Autre révolution, les particuliers peuvent s'abonner à un forfait trois heures pour 240 francs (36,60 euros) par mois. "Ils ont réalisé un tour de passe-passe assez fascinant, estime Bernard Dupré, ancien responsable mobile de l'Afutt, l'association des usagers des télécommunications. Avec un forfait, soit on surconsomme, soit on sous-consomme. C'est un système idiot pour le consommateur."
Rapporté à la minute d'appel, c'est toutefois une décote de 70 % par rapport à ses concurrents. Dernière astuce, l'acharnement à ne pas appeler GSM un réseau qui l'est pourtant. La faute à l'image désastreuse du GSM, alors en proie à de fréquentes coupures.
"EUPHORIE"
En trois semaines, Bouygues glane 10 000 clients, avec un réseau ne couvrant que Paris et la proche banlieue. "En Ile-de-France, nous prenons 60 % des parts de marché, alors que nous ne sommes présents que dans la moitié des points de vente. C'était l'euphorie", souligne Frédéric Ruciak.

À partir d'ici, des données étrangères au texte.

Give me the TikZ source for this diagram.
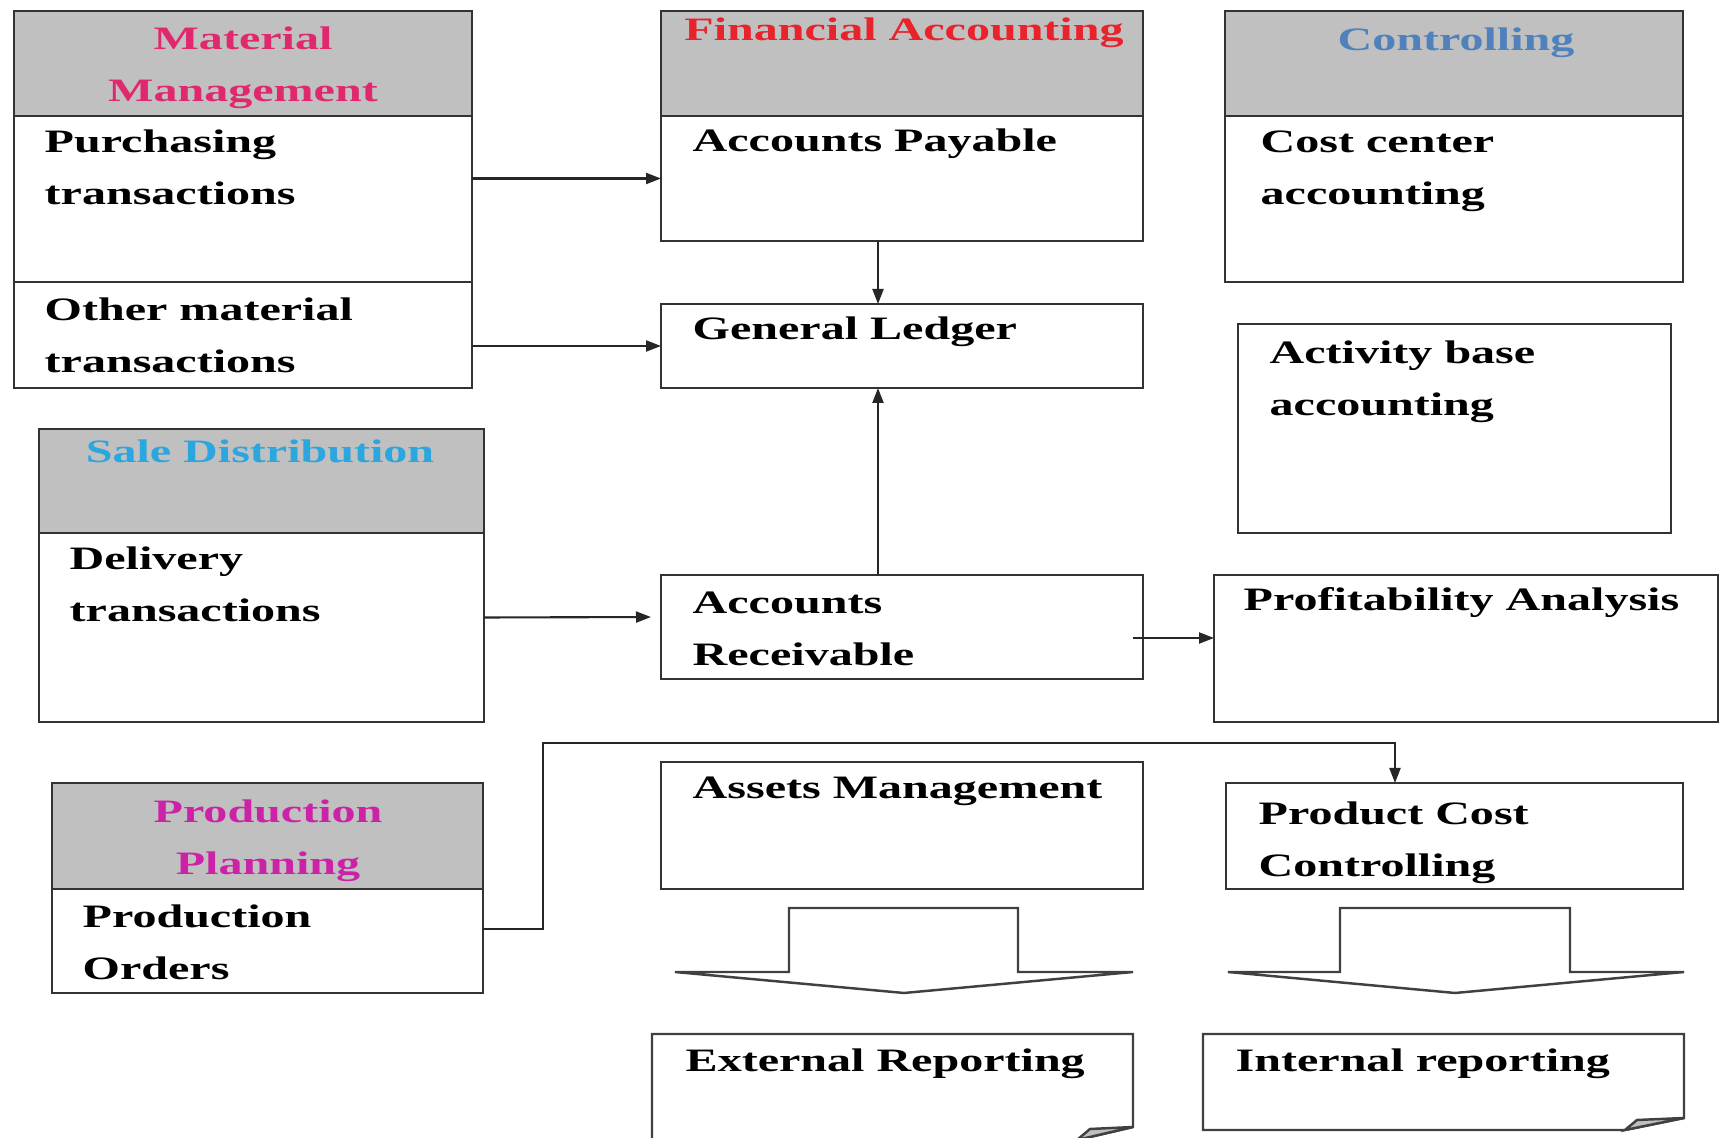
\documentclass[tikz,border=0pt]{standalone}
\usepackage{fontspec}
\setmainfont{Liberation Serif}[FakeStretch=1.47]
\usetikzlibrary{arrows.meta, positioning}

\definecolor{headgray}{HTML}{C0C0C0}
\definecolor{boxline}{HTML}{333333}
\definecolor{mmred}{HTML}{E0286E}
\definecolor{fared}{HTML}{E8232B}
\definecolor{coblue}{HTML}{4F81BD}
\definecolor{sdblue}{HTML}{2BA6DE}
\definecolor{ppmag}{HTML}{CC22A8}

\begin{document}
\begin{tikzpicture}[
    box/.style={draw=boxline, line width=0.8pt, anchor=north west, inner sep=0pt, outer sep=0pt},
    headbox/.style={box, fill=headgray},
    boxtext/.style={anchor=base west, align=left, inner sep=0pt, font=\fontsize{9.3}{15}\selectfont\bfseries},
    headtext/.style={anchor=base, align=center, inner sep=0pt, font=\fontsize{9.3}{15}\selectfont\bfseries},
    flow/.style={draw=black!85, line width=0.6pt, -{Triangle[length=0.15cm, width=0.11cm]}},
    bigarrow/.style={draw=black!75, line width=0.7pt, fill=white}
]
    \useasboundingbox[fill=white] (0,0) rectangle (17.28,-11.38);

    % Material Management
    \node[headbox, minimum width=4.58cm, minimum height=1.05cm] (mmh) at (0.14,-0.11) {};
    \node[box, minimum width=4.58cm, minimum height=1.66cm] (mmp) at (mmh.south west) {};
    \node[box, minimum width=4.58cm, minimum height=1.06cm] (mmo) at (mmp.south west) {};
    \node[headtext, text=mmred] (mmhT) at (2.43,-1.02) {Material\\Management};
    \node[boxtext] (mmpT) at (0.44,-2.05) {Purchasing\\transactions};
    \node[boxtext] (mmoT) at (0.44,-3.73) {Other material\\transactions};

    % Financial Accounting
    \node[headbox, minimum width=4.82cm, minimum height=1.05cm] (fah) at (6.61,-0.11) {};
    \node[box, minimum width=4.82cm, minimum height=1.25cm] (fap) at (fah.south west) {};
    \node[headtext, text=fared] (fahT) at (9.04,-0.41) {Financial Accounting};
    \node[boxtext] (fapT) at (6.92,-1.52) {Accounts Payable};

    % Controlling
    \node[headbox, minimum width=4.58cm, minimum height=1.05cm] (coh) at (12.25,-0.11) {};
    \node[box, minimum width=4.58cm, minimum height=1.66cm] (coc) at (coh.south west) {};
    \node[headtext, text=coblue] (cohT) at (14.56,-0.51) {Controlling};
    \node[boxtext] (cocT) at (12.60,-2.05) {Cost center\\accounting};

    % General Ledger and Activity base
    \node[box, minimum width=4.82cm, minimum height=0.84cm] (gl) at (6.61,-3.04) {};
    \node[boxtext] (glT) at (6.92,-3.40) {General Ledger};
    \node[box, minimum width=4.33cm, minimum height=2.09cm] (ab) at (12.38,-3.24) {};
    \node[boxtext] (abT) at (12.69,-4.16) {Activity base\\accounting};

    % Sale Distribution
    \node[headbox, minimum width=4.45cm, minimum height=1.04cm] (sdh) at (0.39,-4.29) {};
    \node[box, minimum width=4.45cm, minimum height=1.89cm] (sdd) at (sdh.south west) {};
    \node[headtext, text=sdblue] (sdhT) at (2.60,-4.63) {Sale Distribution};
    \node[boxtext] (sddT) at (0.69,-6.22) {Delivery\\transactions};

    % Accounts Receivable and Profitability
    \node[box, minimum width=4.82cm, minimum height=1.04cm] (ar) at (6.61,-5.75) {};
    \node[boxtext] (arT) at (6.92,-6.66) {Accounts\\Receivable};
    \node[box, minimum width=5.04cm, minimum height=1.47cm] (pa) at (12.14,-5.75) {};
    \node[boxtext] (paT) at (12.43,-6.11) {Profitability Analysis};

    % Production Planning
    \node[headbox, minimum width=4.31cm, minimum height=1.06cm] (pph) at (0.52,-7.83) {};
    \node[box, minimum width=4.31cm, minimum height=1.04cm] (ppo) at (pph.south west) {};
    \node[headtext, text=ppmag] (pphT) at (2.68,-8.75) {Production\\Planning};
    \node[boxtext] (ppoT) at (0.82,-9.80) {Production\\Orders};

    % Assets Management and Product Cost
    \node[box, minimum width=4.82cm, minimum height=1.27cm] (am) at (6.61,-7.62) {};
    \node[boxtext] (amT) at (6.92,-7.99) {Assets Management};
    \node[box, minimum width=4.57cm, minimum height=1.06cm] (pcc) at (12.26,-7.83) {};
    \node[boxtext] (pccT) at (12.58,-8.77) {Product Cost\\Controlling};

    % Block arrows
    \draw[bigarrow] (7.89,-9.08) -- (10.18,-9.08) -- (10.18,-9.72) -- (11.33,-9.72)
        -- (9.04,-9.93) -- (6.75,-9.72) -- (7.89,-9.72) -- cycle;
    \draw[bigarrow] (13.40,-9.08) -- (15.70,-9.08) -- (15.70,-9.72) -- (16.84,-9.72)
        -- (14.55,-9.93) -- (12.28,-9.72) -- (13.40,-9.72) -- cycle;

    % Reporting documents
    \draw[bigarrow] (6.52,-10.34) -- (11.33,-10.34) -- (11.33,-11.27) -- (10.77,-11.40)
        -- (6.52,-11.40) -- cycle;
    \draw[bigarrow, fill=black!25] (11.33,-11.27) -- (10.90,-11.29) -- (10.77,-11.40) -- cycle;
    \node[boxtext] (erT) at (6.85,-10.72) {External Reporting};
    \draw[bigarrow] (12.03,-10.34) -- (16.84,-10.34) -- (16.84,-11.18) -- (16.25,-11.30)
        -- (12.03,-11.30) -- cycle;
    \draw[bigarrow, fill=black!25] (16.84,-11.18) -- (16.37,-11.20) -- (16.25,-11.30) -- cycle;
    \node[boxtext] (irT) at (12.35,-10.72) {Internal reporting};

    % Connectors
    \draw[flow] (mmp.east |- fap.west) -- (fap.west);
    \draw[flow] (mmo.east |- gl.west) -- (gl.west);
    \draw[flow] ([xshift=-0.24cm]fap.south) -- ([xshift=-0.24cm]gl.north);
    \draw[flow] ([xshift=-0.24cm]ar.north) -- ([xshift=-0.24cm]gl.south);
    \draw[flow, shorten >=0.1cm] ([yshift=0.1cm]sdd.east) -- ([yshift=0.1cm]ar.west);
    \draw[flow] ([xshift=-0.1cm, yshift=-0.11cm]ar.east) coordinate (arout) -- (arout -| pa.west);
    \coordinate (riser) at (5.43,-7.43);
    \draw[flow] ([yshift=0.12cm]ppo.east) -| (riser) -| ([xshift=-0.595cm]pcc.north);
\end{tikzpicture}
\end{document}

La réponse des opérateurs en place ne se fait pas attendre. SFR propose rapidement un forfait à ses clients. France Télécom, de son côté, relance les investissements sur le réseau et prépare l'offre Ola, qui sortira en 1996. "L'arrivée de Bouygues m'a permis de convaincre en interne du besoin d'aller vers le grand public", se souvient Alain Lenoir, directeur délégué d'Itineris.
L'arrivée de Bouygues coïncide avec le début du véritable essor de la téléphonie mobile. Richard Lalande, l'un des fondateurs de SFR, le concède. En partie seulement : "C'est vrai, la concurrence entre trois opérateurs a permis de développer le mobile dans le pays. Mais il ne faut pas oublier qu'en parallèle l'Etat a régulé le secteur." Entre 1995 et 1997, les prix des communications mobiles sont divisés par trois, puis se stabilisent. Les trois concurrents se feront même condamner pour entente en 2005. Le calme après la tempête.